When it works, as it does in "Saga" #3, world-building is stunning, entertaining and revelatory -- but it becomes mind-blowing when you're learning about those worlds alongside the protagonists of the story. Three issues into this series, "Saga" should be a tangled mess of subplots and character nuance, but this latest installment gives you everything you need to know to hit the ground running right alongside new parents, Alana and Marko, as they try to find a better life for their newborn daughter (and series narrator), Hazel.

With her husband mortally wounded, Alana steels herself to confront the "spiritual defenders of Cleave" in her quest to find the Rocketship Forest. Complicating matters is a gassy newborn and a pursuing bounty hunter who happens to be a cross between a spider and a woman.

That's all you really need to know about "Saga" the series and "Saga" #3 in particular. The glorious thing about this book is that anything -- anything!! -- can and does happen. Want to see a rhino man spit in the viewscreen face of Prince Robot IV (also known as one of these television-headed people)? Done. Disemboweled ghosts? They're in here too. Stunning final page reveal that you never saw coming that is way more impactful than any words could describe? Yeah. Brian K. Vaughan and Fiona Staples bring that too.

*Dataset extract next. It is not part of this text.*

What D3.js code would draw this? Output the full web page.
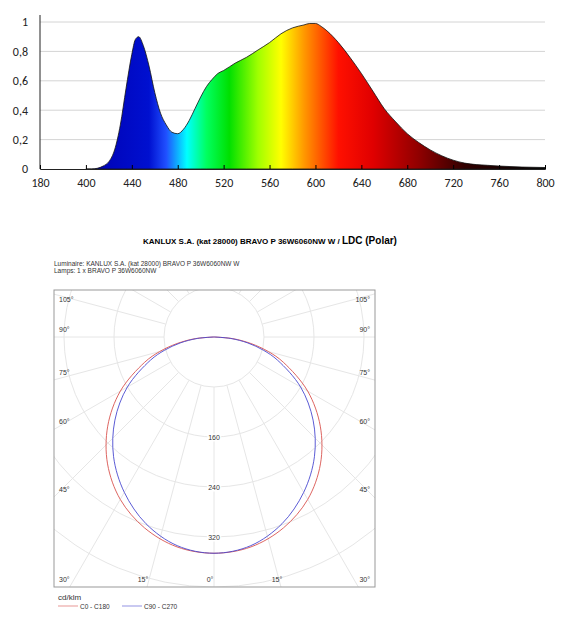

The world-building is mind-numbing, but not in a practical sense. It's the sort of mind-numbing brain test that occurs when you discover something completely new and fresh and wonder why it wasn't discovered before. Vaughan writes a new world without blinders that is hauntingly familiar and strangely compelling. From the parameters and range ascribed to the emotions and abilities of Prince Robot IV to the particulars required to successfully complete Marko's magic, boundaries are established only to be broken again. Vaughan writes a plethora of entertaining personalities and mashes them all together. The rhino-horned Wreath's broken "standard" language is comical and informative.

To match Vaughan step for step, Staples' art is simplistic and complex, detailed and sketchy all at the same time. Her colors soak into the pages like watercolors on bond paper and add a spiciness to the story that is welcome and exciting. The backgrounds seep away from the characters in this story as they do not share the defining outlines of black ink the characters hold. It is a beautiful, deceptively simple technique that adds atmosphere and depth of field to the story.

The characters Staples draws, no matter how alien they appear, all have the ability to act and evoke a response from the reader (some more than others) from the perturbed acceptance a new mother feels when she realizes someone just gave her good advice about her baby to the static annoyance of Prince Robot IV as he hits a dead end.

Make no mistake, "Saga" is not for everyone, but there is something for everyone in "Saga." Readers are in for an enjoyable and disturbingly memorable comic book experience.